Beckman: Selfies evolve into mainstream status

Millennials no longer own the selfie.

Often described as a negative aspect of the “me” generation, the selfie has officially gone from a generational epidemic to a pandemic, infecting everyone from parents to the President of the United States.

On April 17, Vice President Joe Biden and the White House both tweeted a selfie of Biden and President Barack Obama. While the White House captioned it, “Pals,” Biden called it “The First Selfie.” If you didn’t believe it when the Oxford Dictionary named it word of the year or when Ellen DeGeneres’ Oscar selfie became the most retweeted photo in Twitter history, believe it now. The selfie no longer is unique to a generation. Instead, it characterizes our society as a whole.

The evolution of the selfie is splashed across the pages of the Internet. If you look up when was the first selfie, some websites say it was in 1839. But the first recorded use of the word “selfie” was in 2002, by an Australian man referring to the quality of a photo on an online forum: “sorry about the focus, it was a selfie,” according to a November 2013 Slate article.

And then social media happened and selfies became mainstream, earning millennials their narcissistic status. From MySpace to Instagram, our generation were the leaders of the #selfie. But as social media expanded to all ages and more and more people started buying smartphones, the selfie made the natural jump from millennials to everyone else.



When millennials post selfies, it usually means we’re “self-obsessed.” With the selfie craze expanding beyond our generation, however, I think it’s showing something else. Instead of exemplifying that society is self-obsessed, it’s revealing just how saturated our lives are with technology and just how connected we are to our phones.  That may sound like a bad thing, but actually, it’s not.
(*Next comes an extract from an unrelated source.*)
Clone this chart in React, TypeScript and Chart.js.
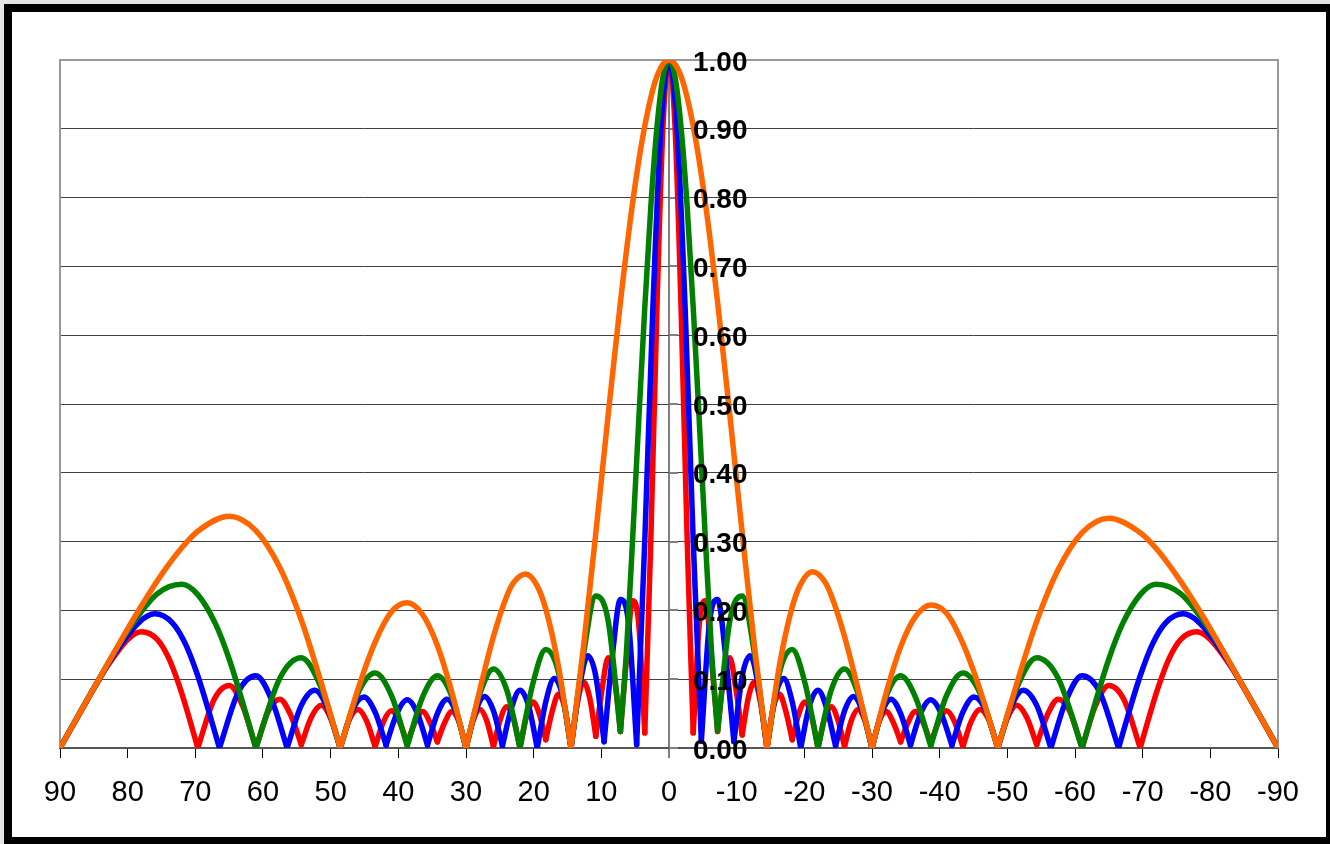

Society is simply using the technology they’re given. We use phones for social media, GPS, research, communication; it’s only natural we would use it to document moments by snapping a selfie. We’re embracing the fact that smartphones and social media give us the tools to share our experiences with our friends, so why fight it?

At this point, the selfie has evolved past the individual. The most popular way to take selfies is with other people, or a group selfie. Even Chancellor Kent Syverud has hopped on the selfie bandwagon. After his inauguration, there was a photo of him posing for a selfie with another student on the university’s website. Currently, most selfies are no longer about looks, attractive or unattractive, and are meant to be funny. The selfie has finally evolved past its own name and brought more than one person into the frame.

Through its lifetime, the selfie has made the jump from an Australian slang word to a narcissistic millennial characteristic and has now become a societal norm. And it’s not going away. There’s no way to know what the selfie will evolve into next. It could continue to be used for socializing, or could return to being a contest in narcissism.

One thing is for sure though — as long as we have smartphones with front-facing cameras and a place to post those pictures, the selfie will stay not just in the lives of millennials, but everyone.